Problem to work on: Retype word for word the first line of the listing and each line after it up to the line with "from bokeh.resources import INLINE", with the pictures taken out.

Supplied data:
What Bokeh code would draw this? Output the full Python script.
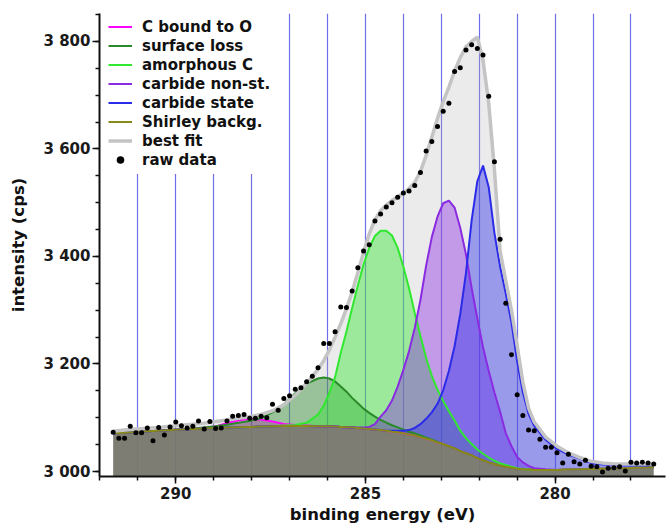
import numpy as np
from bokeh.plotting import figure
from bokeh.models import (Range1d, SingleIntervalTicker, FixedTicker,
                          CustomJSTickFormatter, Legend, LegendItem)
from bokeh.embed import file_html
from bokeh.resources import INLINE

# ---------------- data ----------------
# raw data (binding energy in eV, intensity in cps)
data_x = [
    291.65, 291.50, 291.35, 291.20, 291.05, 290.90, 290.75, 290.60, 290.45, 290.30,
    290.15, 290.00, 289.85, 289.70, 289.55, 289.40, 289.25, 289.10, 288.95, 288.80,
    288.65, 288.50, 288.35, 288.20, 288.05, 287.90, 287.75, 287.60, 287.45, 287.30,
    287.15, 287.00, 286.85, 286.70, 286.55, 286.40, 286.25, 286.10, 285.95, 285.80,
    285.65, 285.50, 285.35, 285.20, 285.05, 284.90, 284.75, 284.60, 284.45, 284.30,
    284.15, 284.00, 283.85, 283.70, 283.55, 283.40, 283.25, 283.10, 282.95, 282.80,
    282.65, 282.50, 282.35, 282.20, 282.05, 281.90, 281.75, 281.60, 281.45, 281.30,
    281.15, 281.00, 280.85, 280.70, 280.55, 280.40, 280.25, 280.10, 279.95, 279.80,
    279.65, 279.50, 279.35, 279.20, 279.05, 278.90, 278.75, 278.60, 278.45, 278.30,
    278.15, 278.00, 277.85, 277.70, 277.55, 277.40]
data_y = [
    3073, 3062, 3062, 3084, 3072, 3072, 3081, 3057, 3082, 3068,
    3083, 3092, 3085, 3081, 3084, 3094, 3079, 3093, 3080, 3081,
    3094, 3103, 3104, 3106, 3099, 3099, 3103, 3100, 3125, 3114,
    3136, 3141, 3153, 3156, 3167, 3177, 3193, 3238, 3238, 3260,
    3306, 3305, 3336, 3379, 3410, 3422, 3466, 3479, 3492, 3500,
    3510, 3518, 3522, 3532, 3556, 3596, 3614, 3642, 3670, 3685,
    3744, 3751, 3784, 3794, 3787, 3775, 3698, 3576, 3432, 3313,
    3217, 3143, 3104, 3077, 3076, 3060, 3045, 3045, 3035, 3016,
    3032, 3018, 3014, 3021, 3010, 3009, 2999, 3006, 3007, 3009,
    3001, 3017, 3016, 3017, 3016, 3014]

# energies at which the fitted curves were read
curve_x = [
    291.65, 291.35, 291.05, 290.75, 290.45, 290.15, 289.85, 289.55, 289.25, 288.95,
    288.65, 288.35, 288.05, 287.75, 287.45, 287.15, 286.85, 286.55, 286.25, 286.10,
    285.95, 285.80, 285.65, 285.50, 285.35, 285.20, 285.05, 284.90, 284.75, 284.60,
    284.45, 284.30, 284.15, 284.00, 283.85, 283.70, 283.55, 283.40, 283.25, 283.10,
    282.95, 282.80, 282.65, 282.50, 282.35, 282.20, 282.05, 281.90, 281.75, 281.60,
    281.45, 281.30, 281.15, 281.00, 280.85, 280.70, 280.55, 280.25, 279.95, 279.65,
    279.35, 279.05, 278.75, 278.45, 278.15, 277.85, 277.55, 277.40]

# Shirley background (absolute cps)
shirley_bg = [
    3071, 3072, 3073.5, 3075, 3076, 3077, 3078, 3079, 3080, 3081,
    3082, 3082.5, 3083, 3083.5, 3084, 3084.5, 3084.5, 3084.5, 3084, 3084,
    3084, 3083.5, 3083, 3082.5, 3082, 3081, 3080, 3079, 3078, 3077,
    3076, 3074, 3073, 3071, 3069, 3067, 3064, 3061, 3058, 3054,
    3051, 3047, 3043, 3038, 3034, 3030, 3025, 3021, 3017, 3014,
    3011, 3009, 3007, 3005, 3004, 3003.5, 3003, 3003, 3003, 3003.5,
    3004, 3004.5, 3005, 3005.5, 3006, 3007, 3007.5, 3008]

# components: height above the Shirley background (cps)
c_bound_O = [
    0, 0, 0, 0, 0, 0, 0, 0, 1, 3,
    8, 13, 15, 13, 9, 4, 2, 1, 0, 0,
    0, 0, 0, 0, 0, 0, 0, 0, 0, 0,
    0, 0, 0, 0, 0, 0, 0, 0, 0, 0,
    0, 0, 0, 0, 0, 0, 0, 0, 0, 0,
    0, 0, 0, 0, 0, 0, 0, 0, 0, 0,
    0, 0, 0, 0, 0, 0, 0, 0]
surface_loss = [
    0, 0, 0, 0, 0, 0, 0, 1, 2, 3,
    5, 8, 11, 16, 26, 41, 61, 79, 89, 91,
    89, 84, 75, 66, 55, 46, 37, 30, 24, 19,
    15, 12, 9, 7, 5, 4, 3, 2, 1, 1,
    0, 0, 0, 0, 0, 0, 0, 0, 0, 0,
    0, 0, 0, 0, 0, 0, 0, 0, 0, 0,
    0, 0, 0, 0, 0, 0, 0, 0]
amorphous_C = [
    0, 0, 0, 0, 0, 0, 0, 0, 0, 0,
    0, 0, 0, 0, 0, 1, 2, 6, 22, 38,
    62, 92, 138, 178, 222, 265, 305, 337, 360, 371,
    372, 365, 343, 310, 272, 228, 188, 150, 120, 98,
    80, 65, 52, 38, 28, 21, 16, 12, 9, 6,
    4, 3, 2, 1, 0, 0, 0, 0, 0, 0,
    0, 0, 0, 0, 0, 0, 0, 0]
carbide_nonst = [
    0, 0, 0, 0, 0, 0, 0, 0, 0, 0,
    0, 0, 0, 0, 0, 0, 0, 0, 0, 0,
    0, 0, 0, 0, 0, 1, 2, 4, 10, 25,
    38, 58, 85, 118, 155, 200, 255, 322, 378, 420,
    448, 457, 448, 415, 370, 311, 260, 210, 170, 133,
    100, 62, 40, 22, 13, 7, 3, 1, 0, 0,
    0, 0, 0, 0, 0, 0, 0, 0]
carbide_state = [
    0, 0, 0, 0, 0, 0, 0, 0, 0, 0,
    0, 0, 0, 0, 0, 0, 0, 0, 0, 0,
    0, 0, 0, 0, 0, 0, 0, 0, 0, 0,
    0, 2, 3, 5, 8, 14, 24, 37, 52, 72,
    100, 140, 190, 255, 335, 437, 515, 548, 512, 430,
    370, 322, 270, 200, 143, 104, 82, 56, 39, 28,
    20, 11, 8, 6, 5, 4, 3, 3]

# best fit envelope (absolute cps)
best_fit = [
    3075, 3077, 3079, 3080.5, 3082, 3084, 3086, 3088, 3090, 3093,
    3096, 3099, 3102, 3106, 3113, 3124, 3142, 3164, 3190, 3206,
    3226, 3250, 3275, 3303, 3334, 3370, 3408, 3442, 3468, 3485,
    3496, 3504, 3511, 3518, 3526, 3538, 3558, 3588, 3622, 3657,
    3688, 3715, 3745, 3770, 3790, 3800, 3808, 3765, 3685, 3562,
    3410, 3355, 3300, 3234, 3166, 3118, 3092, 3064, 3047, 3035,
    3026, 3019, 3016, 3014, 3014, 3014, 3014, 3014]

labels = ["C bound to O", "surface loss", "amorphous C",
          "carbide non-st.", "carbide state"]
colors = ["#ff00ff", "#2a8a2a", "#2fe82f", "#8a2be2", "#2b2bea"]
components = [c_bound_O, surface_loss, amorphous_C, carbide_nonst, carbide_state]

# ---------------- figure ----------------
X_START, X_END = 292.01, 277.09
Y_START, Y_END = 2990.7, 3852.0

p = figure(frame_width=566, frame_height=463,
           x_range=Range1d(X_START, X_END), y_range=Range1d(Y_START, Y_END),
           output_backend="svg", toolbar_location=None,
           min_border_left=99, min_border_right=1, min_border_top=13,
           min_border_bottom=50)
p.outline_line_color = None
p.background_fill_color = "white"

bg = np.array(shirley_bg, dtype=float)
fit = np.array(best_fit, dtype=float)

# envelope fill
p.varea(x=curve_x, y1=bg, y2=fit, fill_color="#b4b4b4", fill_alpha=0.27)

# component fills
abs_curves = []
for comp, col in zip(components, colors):
    a = bg + np.array(comp, dtype=float)
    abs_curves.append(a)
    p.varea(x=curve_x, y1=bg, y2=a, fill_color=col, fill_alpha=0.42)

# background fill
p.varea(x=curve_x, y1=Y_START, y2=bg, fill_color="#76766c", fill_alpha=0.95)

# lines
line_rs = []
for a, col in zip(abs_curves, colors):
    line_rs.append(p.line(curve_x, a, line_color=col, line_width=2))
r_bg = p.line(curve_x, bg, line_color="#8a8a18", line_width=2)
r_fit = p.line(curve_x, fit, line_color="#c4c4c4", line_width=3.5)
r_data = p.scatter(data_x, data_y, size=5, fill_color="black", line_color=None)

# legend (padding only applies when a border is set: use a white border)
items = [LegendItem(label=l, renderers=[r]) for l, r in zip(labels, line_rs)]
items += [LegendItem(label="Shirley backg.", renderers=[r_bg]),
          LegendItem(label="best fit", renderers=[r_fit]),
          LegendItem(label="raw data", renderers=[r_data])]
legend = Legend(items=items, location=(4, 302), margin=0, padding=4, spacing=0,
                label_height=19, glyph_height=19, glyph_width=24, label_standoff=10,
                label_text_font="DejaVu Sans", label_text_font_style="bold",
                label_text_font_size="15px", label_text_color="#111111",
                background_fill_color="white", background_fill_alpha=1.0,
                border_line_color="white", border_line_width=1)
p.add_layout(legend)

# grid: vertical lines at every eV
p.xgrid.ticker = FixedTicker(ticks=list(range(278, 292)))
p.xgrid.grid_line_color = "#6e6eea"
p.xgrid.grid_line_width = 1.2
p.ygrid.visible = False

# axes
p.xaxis.ticker = SingleIntervalTicker(interval=5, num_minor_ticks=5)
p.yaxis.ticker = SingleIntervalTicker(interval=200, num_minor_ticks=4)
p.yaxis.formatter = CustomJSTickFormatter(
    code=r"""return Math.round(tick).toString().replace(/\B(?=(\d{3})+(?!\d))/g, " ");""")
p.xaxis.axis_label = "binding energy (eV)"
p.yaxis.axis_label = "intensity (cps)"
for ax in (p.xaxis[0], p.yaxis[0]):
    ax.axis_line_width = 2
    ax.axis_line_color = "#111111"
    ax.major_tick_line_width = 1.5
    ax.minor_tick_line_width = 1.5
    ax.major_tick_line_color = "#111111"
    ax.minor_tick_line_color = "#111111"
    ax.major_tick_in = 0
    ax.minor_tick_in = 0
    ax.major_tick_out = 7
    ax.minor_tick_out = 4
    ax.major_label_text_font = "DejaVu Sans"
    ax.major_label_text_font_style = "bold"
    ax.major_label_text_font_size = "15px"
    ax.major_label_text_color = "#1a1a1a"
    ax.axis_label_text_font = "DejaVu Sans"
    ax.axis_label_text_font_style = "bold"
    ax.axis_label_text_font_size = "16.5px"
    ax.axis_label_text_color = "#111111"
p.xaxis.major_label_standoff = 3
p.xaxis.axis_label_standoff = 3
p.yaxis.major_label_standoff = 2
p.yaxis.axis_label_standoff = 13

open("out.html", "w").write(file_html(p, INLINE))
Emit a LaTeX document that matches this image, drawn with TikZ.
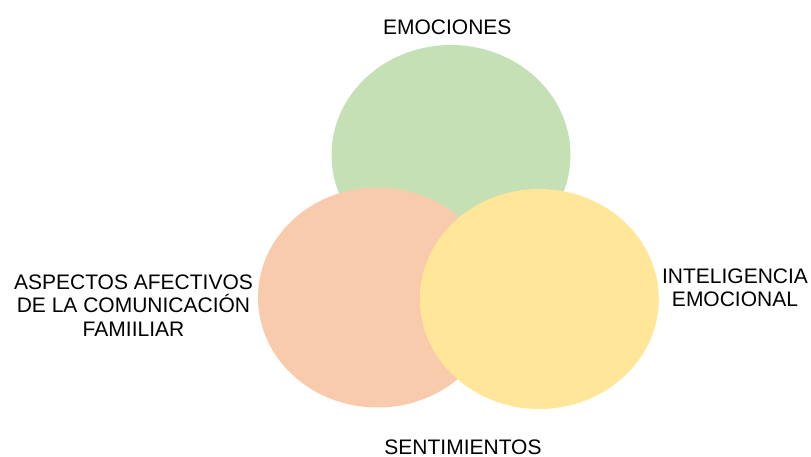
\documentclass[tikz,border=0pt]{standalone}
\usepackage{fontspec}
\setmainfont{Liberation Sans}
\usetikzlibrary{shapes.geometric}
\definecolor{cgreen}{HTML}{C5E0B4}
\definecolor{corange}{HTML}{F8CBAD}
\definecolor{cyellow}{HTML}{FFE699}
\tikzset{
  blob/.style={ellipse, inner sep=0pt, draw=none, minimum width=239pt, minimum height=220pt},
  lbl/.style={inner sep=0pt, font=\fontsize{21}{23.3}\selectfont, align=center, text=black}
}
\begin{document}
\begin{tikzpicture}[x=1pt,y=-1pt]
\useasboundingbox (0,0) rectangle (811,457);
\node[blob, fill=cgreen] (emo) at (451,155) {};
\node[blob, fill=corange] (asp) at (377.5,297.5) {};
\node[blob, fill=cyellow] (int) at (539.3,299) {};
\node[lbl, anchor=base] (temo) at (447.3,34.3) {EMOCIONES};
\node[lbl, anchor=base] (tsen) at (463,454.3) {SENTIMIENTOS};
\node[lbl, anchor=center] (tasp) at (133.5,305.5) {ASPECTOS AFECTIVOS\\DE LA COMUNICACIÓN\\FAMIILIAR};
\node[lbl, anchor=center] (tint) at (735,288) {INTELIGENCIA\\EMOCIONAL};
\end{tikzpicture}
\end{document}
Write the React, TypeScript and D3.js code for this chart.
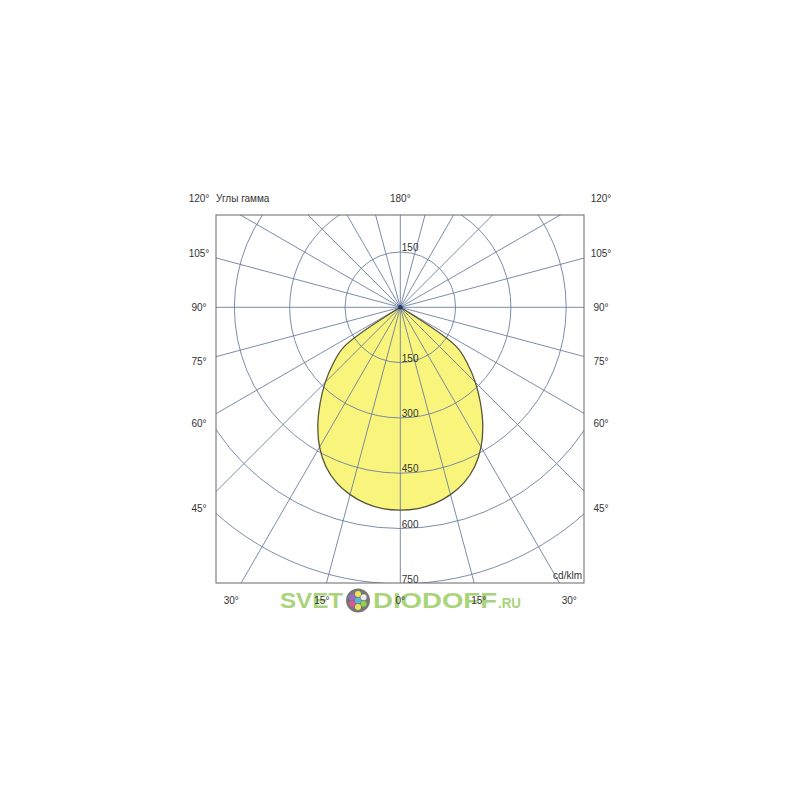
import React from "react";
import * as d3 from "d3";

// ---- data ----
const GAMMA = [0, 5, 10, 15, 20, 25, 30, 35, 40, 45, 50, 55, 60];
const INTENSITY = [550, 548, 540, 526, 506, 477, 438, 390, 338, 288, 238, 185, 0];
const RING_VALUES = [150, 300, 450, 600, 750];
const SPOKE_ANGLES = d3.range(0, 360, 15);
const SIDE_LABELS = [45, 60, 75, 90, 105];
const BOTTOM_LABELS = [0, 15, 30];
const TITLE = "Углы гамма";
const UNIT = "cd/klm";

const FONT = "'Liberation Sans', Arial, sans-serif";
const TEXT_COLOR = "#333";
const GRID = "#6d7fa0";

export default function App() {
  const box = { left: 216, top: 215, right: 584, bottom: 583 };
  const cx = 400.3;
  const cy = 307.3;
  const r = d3.scaleLinear().domain([0, 750]).range([0, 276.5]);

  // full symmetric curve from left (-60) through nadir to right (+60)
  const pts: [number, number][] = [];
  for (let i = GAMMA.length - 1; i >= 0; i--) pts.push([-GAMMA[i], INTENSITY[i]]);
  for (let i = 1; i < GAMMA.length; i++) pts.push([GAMMA[i], INTENSITY[i]]);

  const line = d3
    .lineRadial<[number, number]>()
    .angle((d) => Math.PI - (d[0] * Math.PI) / 180)
    .radius((d) => r(d[1]))
    .curve(d3.curveCatmullRom.alpha(0.5));
  const curvePath = (line(pts) || "") + "Z";

  const spokeLen = 500;
  const labelLeftX = 199;
  const labelRightX = 601;
  const labelTopY = 198;
  const labelBottomY = 600;

  const txt = {
    fontFamily: FONT,
    fontSize: 10,
    fill: TEXT_COLOR,
  } as const;

  const dotColors = ["#f2e44a", "#e9e9e9", "#8fd14f", "#e9e45a", "#e0559a", "#9b6ad1"];

  return (
    <svg
      width={800}
      height={800}
      style={{ position: "absolute", left: 0, top: 0, background: "#fff" }}
    >
      <defs>
        <clipPath id="boxClip">
          <rect x={box.left} y={box.top} width={box.right - box.left} height={box.bottom - box.top} />
        </clipPath>
      </defs>
      <rect x={0} y={0} width={800} height={800} fill="#fff" />

      {/* fill of the light distribution */}
      <path d={curvePath} transform={`translate(${cx},${cy})`} fill="#f8f47c" stroke="none" />

      {/* grid */}
      <g clipPath="url(#boxClip)" stroke={GRID} strokeWidth={0.9} fill="none">
        {RING_VALUES.map((v) => (
          <circle key={v} cx={cx} cy={cy} r={r(v)} />
        ))}
        {SPOKE_ANGLES.map((a) => {
          const rad = (a * Math.PI) / 180;
          return (
            <line
              key={a}
              x1={cx}
              y1={cy}
              x2={cx + spokeLen * Math.sin(rad)}
              y2={cy + spokeLen * Math.cos(rad)}
            />
          );
        })}
      </g>

      {/* outline */}
      <path
        d={curvePath}
        transform={`translate(${cx},${cy})`}
        fill="none"
        stroke="#55553a"
        strokeWidth={1.3}
      />
      <circle cx={cx} cy={cy} r={2.2} fill="#23386e" />

      {/* frame */}
      <rect
        x={box.left}
        y={box.top}
        width={box.right - box.left}
        height={box.bottom - box.top}
        fill="none"
        stroke="#666"
        strokeWidth={1}
      />

      {/* watermark */}
      <g fontFamily={FONT} fontWeight="bold" fill="#a9d47a">
        <text x={280} y={608} fontSize={22} textLength={63} lengthAdjust="spacingAndGlyphs">
          SVET
        </text>
        <circle cx={358} cy={600.5} r={12} fill="#777" />
        {dotColors.map((c, i) => {
          const ang = (i * 60 * Math.PI) / 180;
          return (
            <circle key={i} cx={358 + 6.5 * Math.sin(ang)} cy={600.5 - 6.5 * Math.cos(ang)} r={3} fill={c} />
          );
        })}
        <circle cx={358} cy={600.5} r={3} fill="#52b8d8" />
        <text x={373} y={608} fontSize={22} textLength={124} lengthAdjust="spacingAndGlyphs">
          DIODOFF
        </text>
        <text x={498} y={608} fontSize={14} textLength={23} lengthAdjust="spacingAndGlyphs">
          .RU
        </text>
      </g>

      {/* ring labels */}
      {RING_VALUES.map((v) => (
        <text key={"rl" + v} x={cx + 1.5} y={cy + r(v) - 1} {...txt}>
          {v}
        </text>
      ))}
      <text x={cx + 1.5} y={cy - r(150) - 1} {...txt}>
        {RING_VALUES[0]}
      </text>

      {/* angle labels */}
      <g {...txt} textAnchor="middle" dominantBaseline="central">
        {SIDE_LABELS.map((g) => {
          const rad = (g * Math.PI) / 180;
          const dx = labelRightX - cx;
          const y = cy + (dx * Math.cos(rad)) / Math.sin(rad);
          return (
            <React.Fragment key={"s" + g}>
              <text x={labelLeftX} y={y}>{`${g}°`}</text>
              <text x={labelRightX} y={y}>{`${g}°`}</text>
            </React.Fragment>
          );
        })}
        {BOTTOM_LABELS.map((g) => {
          const rad = (g * Math.PI) / 180;
          const dy = labelBottomY - cy;
          const off = dy * Math.tan(rad);
          return g === 0 ? (
            <text key={"b" + g} x={cx} y={labelBottomY}>{`${g}°`}</text>
          ) : (
            <React.Fragment key={"b" + g}>
              <text x={cx - off} y={labelBottomY}>{`${g}°`}</text>
              <text x={cx + off} y={labelBottomY}>{`${g}°`}</text>
            </React.Fragment>
          );
        })}
        <text x={labelLeftX} y={labelTopY}>120°</text>
        <text x={labelRightX} y={labelTopY}>120°</text>
        <text x={cx} y={labelTopY}>180°</text>
      </g>
      <text x={box.left} y={labelTopY} dominantBaseline="central" {...txt}>
        {TITLE}
      </text>
      <text x={box.right - 2} y={575} dominantBaseline="central" textAnchor="end" {...txt}>
        {UNIT}
      </text>
    </svg>
  );
}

Solution to this exercise:
What Bokeh code would draw this? Output the full Python script.
import numpy as np
from bokeh.plotting import figure
from bokeh.models import (Range1d, SingleIntervalTicker, FixedTicker,
                          CustomJSTickFormatter, Legend, LegendItem)
from bokeh.embed import file_html
from bokeh.resources import INLINE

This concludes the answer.